1 januari 1970

Aan cliënt zijn bij de inschrijving toegezegd: 6 voorstellen.
De cliënt verwachtte 6 voorstellen in 12 maanden.
Tijdens een periode van 19 maanden zijn 3 geaccepteerde voorstellen gedaan.


De cliënt is van mening dat sprake is van wanprestatie van de zijde van de ondernemer en vraagt 100% van het inschrijfgeld terug. De cliënt heeft een contract ondertekend waarin 6 voorstellen zijn toegezegd; betaling in 12 maandelijkse termijnen. Na zes maanden is, na een wijziging van consulent, een tweede contract ondertekend waarin niet een aantal voorstellen is vermeld of aangekruist.

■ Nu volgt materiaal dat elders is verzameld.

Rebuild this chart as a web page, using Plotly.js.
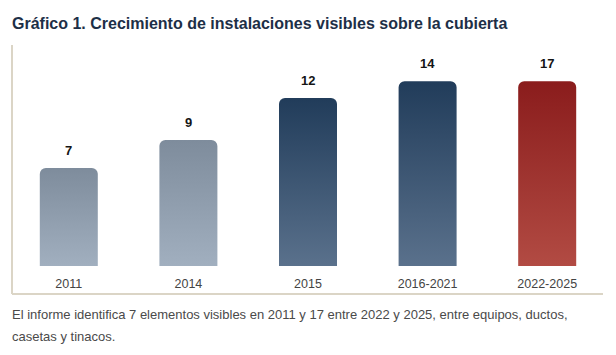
<!DOCTYPE html>
<html>
<head>
<meta charset="utf-8">
<script src="https://cdn.plot.ly/plotly-3.0.1.min.js"></script>
<style>
  html, body { margin: 0; padding: 0; background: #ffffff; }
  #chart { width: 616px; height: 355px; }
</style>
</head>
<body>
<div id="chart"></div>
<script>
// ---- data ----
const categories = ["2011", "2014", "2015", "2016-2021", "2022-2025"];
const values = [7, 9, 12, 14, 17];
// bars are drawn up to a visual maximum, as in the source graphic
const VISUAL_MAX = 13.2;
const topColors = ["#7e8c9c", "#7e8c9c", "#213c5a", "#213c5a", "#8a1c1c"];
const bottomColors = ["#a1afbf", "#a1afbf", "#5a718c", "#5a718c", "#b24b43"];
const midColors = ["#909eae", "#909eae", "#3d5673", "#3d5673", "#9e332f"];

const titleText = "Gráfico 1. Crecimiento de instalaciones visibles sobre la cubierta";
const noteLines = [
  "El informe identifica 7 elementos visibles en 2011 y 17 entre 2022 y 2025, entre equipos, ductos,",
  "casetas y tinacos."
];

const FONT = "'Liberation Sans', Arial, sans-serif";

const barHeights = values.map(v => Math.min(v, VISUAL_MAX));

const trace = {
  type: "bar",
  x: categories,
  y: barHeights,
  marker: { color: midColors, cornerradius: 6, line: { width: 0 } },
  hoverinfo: "skip"
};

const valueAnnotations = categories.map((c, i) => ({
  x: i, y: barHeights[i], xref: "x", yref: "y",
  text: "<b>" + values[i] + "</b>", showarrow: false,
  yanchor: "middle", yshift: 17.5,
  font: { family: FONT, size: 13, color: "#151515" }
}));

const noteAnnotations = noteLines.map((t, i) => ({
  text: t, showarrow: false,
  xref: "paper", yref: "paper",
  x: (10 - 9) / 598, xanchor: "left",
  y: (266 - (314 + i * 22)) / 221, yanchor: "middle",
  font: { family: FONT, size: 13, color: "#4a4a4a" }
}));

const layout = {
  width: 616, height: 355,
  margin: { l: 9, r: 9, t: 45, b: 89, pad: 0 },
  paper_bgcolor: "#ffffff",
  plot_bgcolor: "#ffffff",
  showlegend: false,
  bargap: 0.515,
  title: {
    text: "<b>" + titleText + "</b>",
    xref: "container", yref: "container",
    x: 12 / 616, xanchor: "left",
    y: 1 - 23 / 355, yanchor: "middle",
    font: { family: FONT, size: 16, color: "#1d2f47" }
  },
  xaxis: {
    type: "category",
    range: [-0.5, categories.length - 0.5],
    autorange: false,
    showgrid: false, zeroline: false, showline: false,
    ticks: "outside", ticklen: 6, tickcolor: "rgba(0,0,0,0)",
    tickfont: { family: FONT, size: 12.5, color: "#444444" },
    fixedrange: true
  },
  yaxis: {
    range: [0, 221 / 14],
    autorange: false,
    visible: false,
    showgrid: false, zeroline: false,
    fixedrange: true
  },
  shapes: [
    { type: "line", xref: "paper", yref: "paper",
      x0: (12 - 9) / 598, x1: (12 - 9) / 598, y0: 1, y1: (266 - 294) / 221,
      line: { color: "#dbd5c6", width: 2 } },
    { type: "line", xref: "paper", yref: "paper",
      x0: (12 - 9) / 598, x1: (603 - 9) / 598, y0: (266 - 294) / 221, y1: (266 - 294) / 221,
      line: { color: "#dbd5c6", width: 2 } }
  ],
  annotations: valueAnnotations.concat(noteAnnotations)
};

const gd = document.getElementById("chart");
Plotly.newPlot(gd, [trace], layout, { staticPlot: true, displayModeBar: false }).then(() => {
  const svg = gd.querySelector("svg.main-svg");
  const NS = "http://www.w3.org/2000/svg";
  let defs = svg.querySelector("defs");
  if (!defs) { defs = document.createElementNS(NS, "defs"); svg.insertBefore(defs, svg.firstChild); }
  categories.forEach((c, i) => {
    const g = document.createElementNS(NS, "linearGradient");
    g.setAttribute("id", "barGrad" + i);
    g.setAttribute("x1", "0"); g.setAttribute("y1", "0");
    g.setAttribute("x2", "0"); g.setAttribute("y2", "1");
    const s1 = document.createElementNS(NS, "stop");
    s1.setAttribute("offset", "0"); s1.setAttribute("stop-color", topColors[i]);
    const s2 = document.createElementNS(NS, "stop");
    s2.setAttribute("offset", "1"); s2.setAttribute("stop-color", bottomColors[i]);
    g.appendChild(s1); g.appendChild(s2);
    defs.appendChild(g);
  });
  const paths = gd.querySelectorAll(".barlayer .point path");
  paths.forEach((p, i) => { p.style.fill = "url(#barGrad" + i + ")"; });
});
</script>
</body>
</html>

De cliënt verwijt de ondernemer o.a. het ongeldig verklaren van het eerste contract en een verkeerde inschatting bij de inschrijving.

De ondernemer stelt dat zowel in het oude als het nieuwe contract nooit sprake is geweest van een termijn waarbinnen de voorstellen gedaan moeten worden. Bij de ondertekening van het tweede contract is mondeling afgesproken dat de voorwaarden van het eerste contract worden overgenomen: dus de oorspronkelijke prijs en 6 voorstellen. Er zijn meerdere voorstellen gedaan en drie daarvan zijn door de cliënt geaccepteerd; de ondernemer stelt hiermee aan de verplichtingen te hebben voldaan. De ondernemer bestrijdt een verkeerde inschatting, want op voorhand is niet aan te geven of er een geschikte kandidaat ingeschreven staat of komt te staan.

De commissie bevreemdt het dat de cliënt na zes maanden een nieuw contract heeft moeten ondertekenen dat afwijkt van het eerste contract. Volgens de commissie had  cliënt mogen uitgaan van 6 voorstellen in 12 maanden.

De commissie is van oordeel dat de ondernemer onjuist heeft gehandeld door cliënt een nieuw contract te laten ondertekenen vanwege wijziging van de consulent. Ook hiermee is onnodig onduidelijkheid ontstaan over aantal voorstellen en termijnen. Aan de andere kant is de commissie van mening dat cliënt ook een eigen verantwoordelijkheid heeft. De commissie stelt vast dat cliënt naderhand is teruggekomen op kennelijke aanpassing van het opleidingscriterium.


De commissie verklaart de klacht van cliënt deels gegrond. Met name gelet op het niet voorafgaand ter goedkeuring voorleggen van het profiel aan cliënt en het verzuim om voor ondertekening van het contract aan cliënt een indicatie te geven van de slagingskans en het aantal kwalitatieve voorstellen, zal ondernemer gedeeltelijk de bemiddelingskosten en kosten van inschrijfgeld voor zijn rekening moeten nemen. Mede gelet op de eigen verantwoordelijkheid van cliënt besluit de commissie dat het redelijk is dat ondernemer 40% van de kosten vergoedt aan cliënt. De commissie besluit dat ondernemer aan cliënt verschuldigd is €340 (40% van de hoofdsom van €850), vermeerdert met de wettelijke rente: totaal €350,28.